→ **PROVIDED MATERIAL**
** START **

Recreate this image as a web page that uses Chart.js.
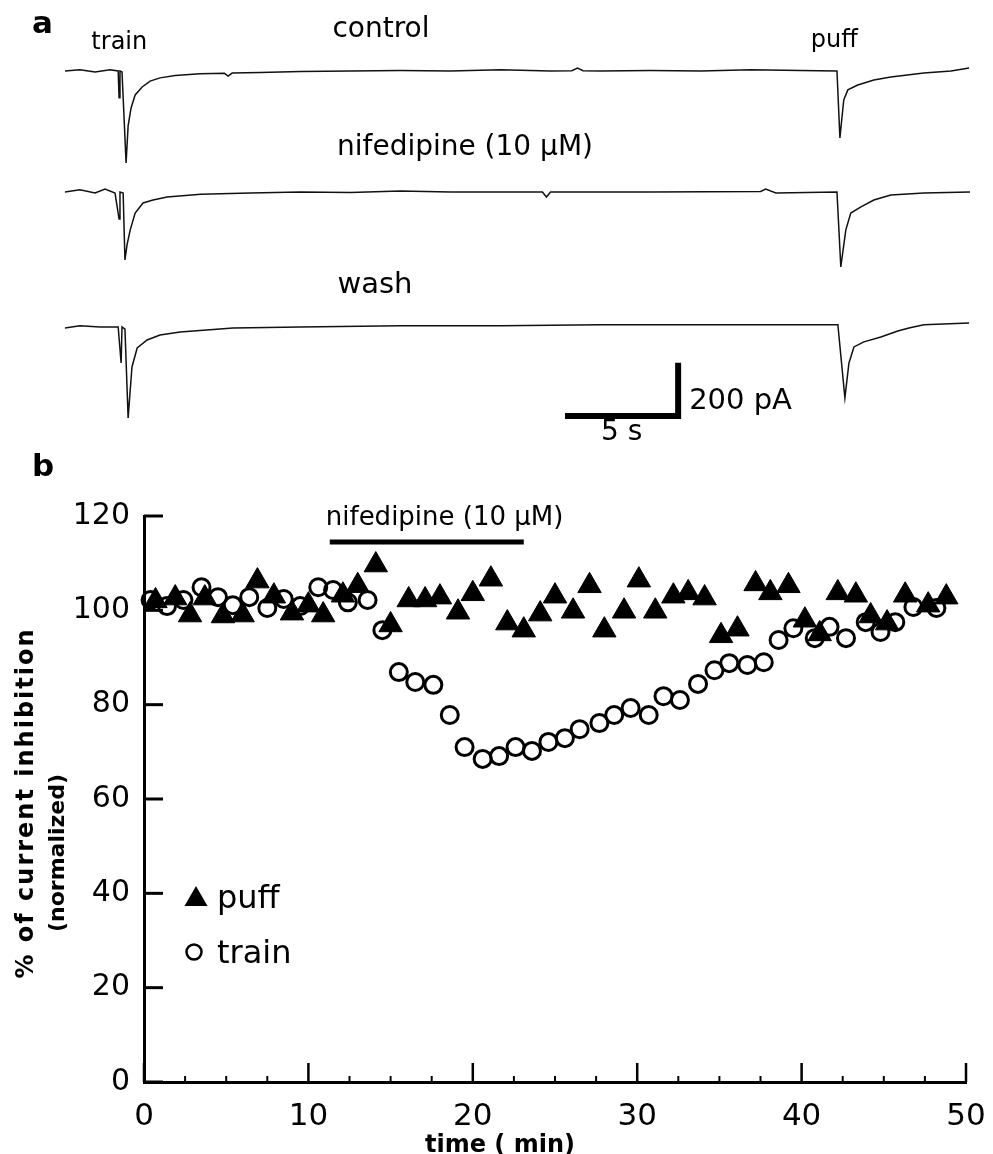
<!DOCTYPE html>
<html>
<head>
<meta charset="utf-8">
<script src="https://cdn.jsdelivr.net/npm/chart.js@4.4.1/dist/chart.umd.min.js"></script>
<style>
    html, body { margin: 0; padding: 0; background: #ffffff; }
    #wrap { position: relative; width: 993px; height: 1154px; }
    canvas { position: absolute; left: 0; }
    #tracesChart { top: 0; }
    #timeChart { top: 480px; }
</style>
</head>
<body>
<div id="wrap">
    <canvas id="tracesChart" width="993" height="480"></canvas>
    <canvas id="timeChart" width="993" height="674"></canvas>
</div>
<script>
// ---- panel a: current traces (time in s, current in pA relative to baseline) ----
const controlTime = [0, 0.66, 1.33, 1.99, 2.35, 2.39, 2.43, 2.52, 2.70, 2.79, 2.92, 3.10, 3.41, 3.76, 4.20, 4.87, 5.97, 7.05, 7.21, 7.39, 8.63, 10.40, 12.61, 14.82, 17.04, 19.25, 21.46, 22.40, 22.65, 22.90, 23.67, 25.88, 28.10, 30.31, 32.52, 34.12, 34.25, 34.42, 34.60, 35.04, 35.75, 36.50, 37.96, 39.16, 39.96];
const controlCurrent = [0, 4, -4, 4, 0, -101, 0, -4, -345, -206, -139, -90, -60, -38, -26, -17, -11, -9, -19, -8, -6, -2, 0, 2, 0, 4, 0, 1, 11, 1, 0, 2, 0, 4, 2, 0, -251, -109, -71, -53, -34, -23, -8, 0, 11];

const nifeTime = [0, 0.66, 1.33, 1.77, 2.21, 2.39, 2.43, 2.57, 2.65, 2.74, 2.88, 3.10, 3.45, 3.89, 4.51, 6.00, 8.19, 10.40, 12.61, 14.82, 17.04, 21.10, 21.28, 21.46, 23.67, 25.88, 30.75, 30.97, 31.42, 34.12, 34.29, 34.51, 34.73, 35.18, 35.75, 36.50, 37.96, 40.0];
const nifeCurrent = [0, 8, -4, 11, -4, -101, 0, -4, -255, -199, -143, -79, -41, -30, -19, -8, -4, 0, -2, 4, 0, 0, -19, 0, 0, 0, 2, 11, -4, 0, -281, -143, -79, -56, -30, -11, -4, 0];

const washTime = [0, 0.66, 1.55, 2.35, 2.48, 2.52, 2.65, 2.79, 2.96, 3.19, 3.63, 4.20, 5.09, 7.43, 10.40, 14.82, 19.25, 23.67, 28.10, 31.64, 34.16, 34.47, 34.65, 34.87, 35.31, 36.06, 36.81, 37.30, 37.96, 39.96];
const washCurrent = [-4, 4, 0, 0, -135, 0, -8, -341, -150, -79, -49, -30, -19, -4, 0, 4, 4, 8, 8, 8, 8, -266, -135, -75, -56, -38, -15, -4, 8, 15];

// scale bar: 5 s, 200 pA
const scaleBarTime = [22.1, 27.1];
const scaleBarCurrent = 200;

// ---- panel b: % of current inhibition vs time (min) ----
const puffTime = [0.7, 1.9, 2.8, 3.7, 4.8, 6.0, 6.9, 7.9, 9.0, 10.0, 10.9, 12.1, 13.0, 14.1, 15.0, 16.1, 17.1, 18.0, 19.1, 20.0, 21.1, 22.1, 23.1, 24.1, 25.0, 26.1, 27.1, 28.0, 29.2, 30.1, 31.1, 32.2, 33.1, 34.1, 35.1, 36.1, 37.2, 38.1, 39.2, 40.2, 41.1, 42.2, 43.3, 44.2, 45.2, 46.3, 47.7, 48.8];
const puffValue = [102.0, 102.6, 99.0, 102.6, 98.8, 99.0, 106.2, 103.0, 99.4, 101.1, 99.0, 103.2, 105.2, 109.6, 96.9, 102.2, 102.2, 102.8, 99.6, 103.5, 106.6, 97.3, 95.8, 99.2, 103.0, 99.8, 105.2, 95.8, 99.8, 106.4, 99.8, 103.0, 103.7, 102.6, 94.6, 96.0, 105.6, 103.7, 105.2, 97.9, 95.0, 103.7, 103.2, 98.8, 97.3, 103.2, 101.1, 102.8];

const trainTime = [0.4, 1.4, 2.4, 3.5, 4.5, 5.4, 6.4, 7.5, 8.5, 9.5, 10.6, 11.5, 12.4, 13.6, 14.5, 15.5, 16.5, 17.6, 18.6, 19.5, 20.6, 21.6, 22.6, 23.6, 24.6, 25.6, 26.5, 27.7, 28.6, 29.6, 30.7, 31.6, 32.6, 33.7, 34.7, 35.6, 36.7, 37.7, 38.6, 39.5, 40.8, 41.7, 42.7, 43.9, 44.8, 45.7, 46.8, 48.2];
const trainValue = [102.2, 100.9, 102.2, 104.9, 102.8, 101.1, 102.8, 100.5, 102.4, 100.9, 104.9, 104.3, 101.7, 102.2, 95.8, 86.9, 84.8, 84.2, 77.8, 71.0, 68.5, 69.1, 71.0, 70.2, 72.1, 72.9, 74.8, 76.1, 77.8, 79.3, 77.8, 81.8, 81.0, 84.4, 87.3, 88.8, 88.4, 89.0, 93.7, 96.2, 94.1, 96.5, 94.1, 97.5, 95.4, 97.5, 100.7, 100.5];

// nifedipine application period (min)
const nifeStart = 11.3;
const nifeEnd = 23.1;

const yTicks = [0, 20, 40, 60, 80, 100, 120];
const xTicks = [0, 10, 20, 30, 40, 50];
const xMinorStep = 2.5;

// layout constants
const traceOffsets = [-116, -570, -1076];   // vertical placement of the three sweeps (pA)
const scaleBarLevel = -1410;
const nifeBarLevel = 114.5;
const PANEL_B_TOP = 480;

Chart.defaults.font.family = '"DejaVu Sans", sans-serif';
Chart.defaults.color = '#000';

function toPoints(xs, ys, offset) {
    return xs.map((v, i) => ({ x: v, y: ys[i] + (offset || 0) }));
}

function traceDataset(xs, ys, offset) {
    return {
        data: toPoints(xs, ys, offset),
        showLine: true,
        borderColor: '#111',
        borderWidth: 1.5,
        pointRadius: 0,
        tension: 0
    };
}

// text labels for panel a
const tracesAnnotations = {
    id: 'tracesAnnotations',
    afterDraw(chart) {
        const ctx = chart.ctx;
        const x = chart.scales.x;
        ctx.save();
        ctx.fillStyle = '#000';
        ctx.textBaseline = 'alphabetic';
        ctx.font = 'bold 31px "DejaVu Sans"';
        ctx.textAlign = 'left';
        ctx.fillText('a', 32, 33);
        ctx.fillText('b', 32, 476);

        ctx.textAlign = 'center';
        ctx.font = '24px "DejaVu Sans"';
        ctx.fillText('train', x.getPixelForValue(2.4), 49);
        ctx.fillText('puff', x.getPixelForValue(34.0), 47);

        ctx.font = '28px "DejaVu Sans"';
        ctx.fillText('control', 381, 37);
        ctx.fillText('nifedipine (10 μM)', 465, 155);
        ctx.font = '29px "DejaVu Sans"';
        ctx.fillText('wash', 375, 293);

        // scale bar labels
        ctx.textAlign = 'left';
        ctx.fillText('200 pA', x.getPixelForValue(scaleBarTime[1]) + 11, 409);
        ctx.textAlign = 'center';
        ctx.font = '28px "DejaVu Sans"';
        ctx.fillText('5 s', x.getPixelForValue((scaleBarTime[0] + scaleBarTime[1]) / 2), 440);
        ctx.restore();
    }
};

new Chart(document.getElementById('tracesChart').getContext('2d'), {
    type: 'scatter',
    data: {
        datasets: [
            traceDataset(controlTime, controlCurrent, traceOffsets[0]),
            traceDataset(nifeTime, nifeCurrent, traceOffsets[1]),
            traceDataset(washTime, washCurrent, traceOffsets[2]),
            {
                data: [
                    { x: scaleBarTime[0], y: scaleBarLevel },
                    { x: scaleBarTime[1], y: scaleBarLevel },
                    { x: scaleBarTime[1], y: scaleBarLevel + scaleBarCurrent }
                ],
                showLine: true,
                borderColor: '#000',
                borderWidth: 6,
                borderJoinStyle: 'miter',
                pointRadius: 0
            }
        ]
    },
    options: {
        responsive: false,
        animation: false,
        events: [],
        layout: { padding: { left: 65, right: 23, top: 40, bottom: 40 } },
        scales: {
            x: { type: 'linear', display: false, min: 0, max: 40 },
            y: { type: 'linear', display: false, min: -1500, max: 0 }
        },
        plugins: { legend: { display: false }, tooltip: { enabled: false } }
    },
    plugins: [tracesAnnotations]
});

// ticks, legend, titles for panel b
const timeAnnotations = {
    id: 'timeAnnotations',
    afterDraw(chart) {
        const { ctx, chartArea } = chart;
        const x = chart.scales.x, y = chart.scales.y;
        const pb = v => v - PANEL_B_TOP;
        ctx.save();
        ctx.strokeStyle = '#000';
        ctx.fillStyle = '#000';
        ctx.lineCap = 'butt';

        // inward ticks
        ctx.lineWidth = 3;
        yTicks.forEach(v => {
            const py = y.getPixelForValue(v);
            ctx.beginPath();
            ctx.moveTo(chartArea.left, py);
            ctx.lineTo(chartArea.left + 19, py);
            ctx.stroke();
        });
        ctx.lineWidth = 2.5;
        xTicks.forEach(v => {
            const px = x.getPixelForValue(v);
            ctx.beginPath();
            ctx.moveTo(px, chartArea.bottom);
            ctx.lineTo(px, chartArea.bottom - 19);
            ctx.stroke();
        });
        ctx.lineWidth = 2;
        for (let m = xMinorStep; m < xTicks[xTicks.length - 1]; m += xMinorStep) {
            if (xTicks.includes(m)) continue;
            const px = x.getPixelForValue(m);
            ctx.beginPath();
            ctx.moveTo(px, chartArea.bottom);
            ctx.lineTo(px, chartArea.bottom - 6);
            ctx.stroke();
        }

        // drug label above the bar
        const barY = y.getPixelForValue(nifeBarLevel);
        ctx.font = '26px "DejaVu Sans"';
        ctx.textAlign = 'left';
        ctx.textBaseline = 'alphabetic';
        ctx.fillText('nifedipine (10 μM)', x.getPixelForValue(nifeStart) - 4, barY - 17);

        // legend
        ctx.beginPath();
        ctx.moveTo(196, pb(886));
        ctx.lineTo(207.5, pb(906));
        ctx.lineTo(184.5, pb(906));
        ctx.closePath();
        ctx.fill();
        ctx.lineWidth = 2.5;
        ctx.beginPath();
        ctx.arc(194, pb(952), 7.5, 0, Math.PI * 2);
        ctx.stroke();
        ctx.font = '32px "DejaVu Sans"';
        ctx.fillText('puff', 217, pb(908));
        ctx.fillText('train', 217, pb(963));

        // x axis title
        ctx.font = 'bold 24px "DejaVu Sans"';
        ctx.textAlign = 'center';
        ctx.fillText('time ( min)', 500, pb(1152));

        // y axis title (two lines, rotated)
        ctx.save();
        ctx.translate(33, pb(803));
        ctx.rotate(-Math.PI / 2);
        ctx.font = 'bold 24px "DejaVu Sans"';
        if ('letterSpacing' in ctx) ctx.letterSpacing = '2px';
        ctx.fillText('% of current inhibition', 0, 0);
        ctx.restore();
        ctx.save();
        ctx.translate(64, pb(853));
        ctx.rotate(-Math.PI / 2);
        ctx.font = 'bold 22px "DejaVu Sans"';
        ctx.fillText('(normalized)', 0, 0);
        ctx.restore();

        ctx.restore();
    }
};

new Chart(document.getElementById('timeChart').getContext('2d'), {
    type: 'scatter',
    data: {
        datasets: [
            {
                label: 'puff',
                data: toPoints(puffTime, puffValue),
                pointStyle: 'triangle',
                pointRadius: 13.5,
                backgroundColor: '#000',
                borderColor: '#000',
                borderWidth: 1,
                order: 0
            },
            {
                label: 'train',
                data: toPoints(trainTime, trainValue),
                pointStyle: 'circle',
                pointRadius: 8.5,
                backgroundColor: 'rgba(0,0,0,0)',
                borderColor: '#000',
                borderWidth: 3,
                order: 1
            },
            {
                label: 'nifedipine',
                data: [{ x: nifeStart, y: nifeBarLevel }, { x: nifeEnd, y: nifeBarLevel }],
                showLine: true,
                borderColor: '#000',
                borderWidth: 5,
                pointRadius: 0,
                order: 2
            }
        ]
    },
    options: {
        responsive: false,
        animation: false,
        events: [],
        clip: false,
        layout: { padding: { left: 0, right: 27, top: 36, bottom: 0 } },
        scales: {
            x: {
                type: 'linear',
                min: 0,
                max: 50,
                afterBuildTicks: scale => { scale.ticks = xTicks.map(v => ({ value: v })); },
                afterFit: scale => {
                    scale.height = 72;
                    scale.paddingLeft = 0;
                    scale.paddingRight = 0;
                },
                grid: { display: false, drawTicks: false },
                border: { display: true, color: '#000', width: 3 },
                ticks: { padding: 16, maxRotation: 0, font: { size: 31 }, color: '#000' }
            },
            y: {
                type: 'linear',
                min: 0,
                max: 120,
                afterBuildTicks: scale => { scale.ticks = yTicks.map(v => ({ value: v })); },
                afterFit: scale => {
                    scale.width = 144;
                    scale.paddingTop = 0;
                    scale.paddingBottom = 0;
                },
                grid: { display: false, drawTicks: false },
                border: { display: true, color: '#000', width: 3 },
                ticks: { padding: 14, font: { size: 30 }, color: '#000' }
            }
        },
        plugins: { legend: { display: false }, tooltip: { enabled: false } }
    },
    plugins: [timeAnnotations]
});
</script>
</body>
</html>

** END **

→ **EXERCISE OBJECTIVE**
Omitting all pictures, restate exactly the lines of the material from its start through the line that contains "-23, -8, 0, 11];".

→ **ANSWER FOR THIS EXERCISE**
Recreate this image as a web page that uses Chart.js.
<!DOCTYPE html>
<html>
<head>
<meta charset="utf-8">
<script src="https://cdn.jsdelivr.net/npm/chart.js@4.4.1/dist/chart.umd.min.js"></script>
<style>
    html, body { margin: 0; padding: 0; background: #ffffff; }
    #wrap { position: relative; width: 993px; height: 1154px; }
    canvas { position: absolute; left: 0; }
    #tracesChart { top: 0; }
    #timeChart { top: 480px; }
</style>
</head>
<body>
<div id="wrap">
    <canvas id="tracesChart" width="993" height="480"></canvas>
    <canvas id="timeChart" width="993" height="674"></canvas>
</div>
<script>
// ---- panel a: current traces (time in s, current in pA relative to baseline) ----
const controlTime = [0, 0.66, 1.33, 1.99, 2.35, 2.39, 2.43, 2.52, 2.70, 2.79, 2.92, 3.10, 3.41, 3.76, 4.20, 4.87, 5.97, 7.05, 7.21, 7.39, 8.63, 10.40, 12.61, 14.82, 17.04, 19.25, 21.46, 22.40, 22.65, 22.90, 23.67, 25.88, 28.10, 30.31, 32.52, 34.12, 34.25, 34.42, 34.60, 35.04, 35.75, 36.50, 37.96, 39.16, 39.96];
const controlCurrent = [0, 4, -4, 4, 0, -101, 0, -4, -345, -206, -139, -90, -60, -38, -26, -17, -11, -9, -19, -8, -6, -2, 0, 2, 0, 4, 0, 1, 11, 1, 0, 2, 0, 4, 2, 0, -251, -109, -71, -53, -34, -23, -8, 0, 11];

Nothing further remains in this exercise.